I really think that's way too over-engineered.

> 2. The machine check code rewrites the return stack to inject a
> function call. I don't love this.

We already *have* this, for special cases like user accesses. That's
what our exception tables are all about.

So for our bog-standard normal copy_from_user(), we already can abort
the copy in the middle. Absolutely no new infrastructure needed. No
change to copy_from_user(), no nothing.

For other cases, when we don't have an exception table entry? Do the
same thing the page fault code does. If it's in the kernel, we're
going to be in trouble. If it's in user space, send a SIGBUS.

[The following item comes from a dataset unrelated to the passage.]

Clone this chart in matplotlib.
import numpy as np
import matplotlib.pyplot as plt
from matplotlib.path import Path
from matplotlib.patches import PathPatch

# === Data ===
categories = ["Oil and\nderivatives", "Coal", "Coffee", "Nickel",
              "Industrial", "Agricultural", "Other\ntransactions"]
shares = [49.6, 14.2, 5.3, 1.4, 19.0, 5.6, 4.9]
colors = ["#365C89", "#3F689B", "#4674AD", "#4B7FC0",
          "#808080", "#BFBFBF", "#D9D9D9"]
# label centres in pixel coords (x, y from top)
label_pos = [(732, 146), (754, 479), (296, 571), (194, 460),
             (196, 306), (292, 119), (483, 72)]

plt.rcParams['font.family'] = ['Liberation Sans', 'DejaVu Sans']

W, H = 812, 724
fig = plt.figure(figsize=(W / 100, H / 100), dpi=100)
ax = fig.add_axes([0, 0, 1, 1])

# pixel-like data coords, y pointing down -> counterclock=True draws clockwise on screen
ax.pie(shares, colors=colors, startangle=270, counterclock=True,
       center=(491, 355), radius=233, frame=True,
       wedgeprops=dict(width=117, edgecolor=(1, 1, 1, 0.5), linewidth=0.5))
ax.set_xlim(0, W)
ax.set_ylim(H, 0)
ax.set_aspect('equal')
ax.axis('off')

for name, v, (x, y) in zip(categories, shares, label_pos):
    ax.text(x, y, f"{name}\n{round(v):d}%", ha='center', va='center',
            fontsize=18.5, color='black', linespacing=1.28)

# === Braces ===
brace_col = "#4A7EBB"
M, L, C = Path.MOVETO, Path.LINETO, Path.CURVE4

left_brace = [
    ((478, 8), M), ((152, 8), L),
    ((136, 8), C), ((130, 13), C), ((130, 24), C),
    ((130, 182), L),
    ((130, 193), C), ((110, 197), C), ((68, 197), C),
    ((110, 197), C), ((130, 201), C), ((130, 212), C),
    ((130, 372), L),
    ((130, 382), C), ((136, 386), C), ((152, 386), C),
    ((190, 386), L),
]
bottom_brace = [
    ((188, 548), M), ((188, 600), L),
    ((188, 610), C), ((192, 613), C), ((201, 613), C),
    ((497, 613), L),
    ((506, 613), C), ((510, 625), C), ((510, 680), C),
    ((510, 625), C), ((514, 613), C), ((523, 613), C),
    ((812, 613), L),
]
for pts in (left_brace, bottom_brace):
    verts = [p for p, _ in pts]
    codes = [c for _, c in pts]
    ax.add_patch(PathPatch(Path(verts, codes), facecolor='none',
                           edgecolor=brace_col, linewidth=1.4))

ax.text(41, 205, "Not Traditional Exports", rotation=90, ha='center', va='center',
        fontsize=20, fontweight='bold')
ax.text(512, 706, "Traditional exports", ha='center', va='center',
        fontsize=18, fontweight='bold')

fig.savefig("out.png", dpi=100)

But again, none of that has anything to do with changing the existing
copy_from_user(). The only change I see that makes sense is to have
some way to change the error code.

> 3. Drop the idea of sending an immediate sigbus and do it with
> task_work. Maybe this is bad for some reason other than code
> messiness.

For copy_from_user(), we get the "immediate" reaction exactly thanks
to the whole exception table mechanism that that function already
uses.

For everything else, it's going to have to be delayed or killed some
way. And yes, the SIGBUS will be delayed until it gets back to user
space.

The kernel getting a machine check while it's accessing kernel data
structures? It's going to be messy. It's going to fail. Tough. That's
kind of inevitable. There is no sane way to recover. The only way to
recover is to have reliable hardware, or just killing the machine
entirely and starting again (in a data center model). In many other
situations, you're likely going to just force an oops and kill the
machine. Or maybe force an oops, and decide to just hope for the best,
and ignore the error entirely.

Because what choice do you have?

None of this is new.

> 4. Change the entry code so machine check runs on the normal stack if
> it hits with IRQs on.

I really think you concentrate too much on the small details. I don't
see why an IST couldn't use the exception handling mechanism, for
example. I don't see why an IST couldn't just add the list entry and
make some later thing happen. We use ist's for debug traps already,
it's not like sending a signal or looking up the exception table is
fundamentally hard there, or queueing a list or whatever.

Linus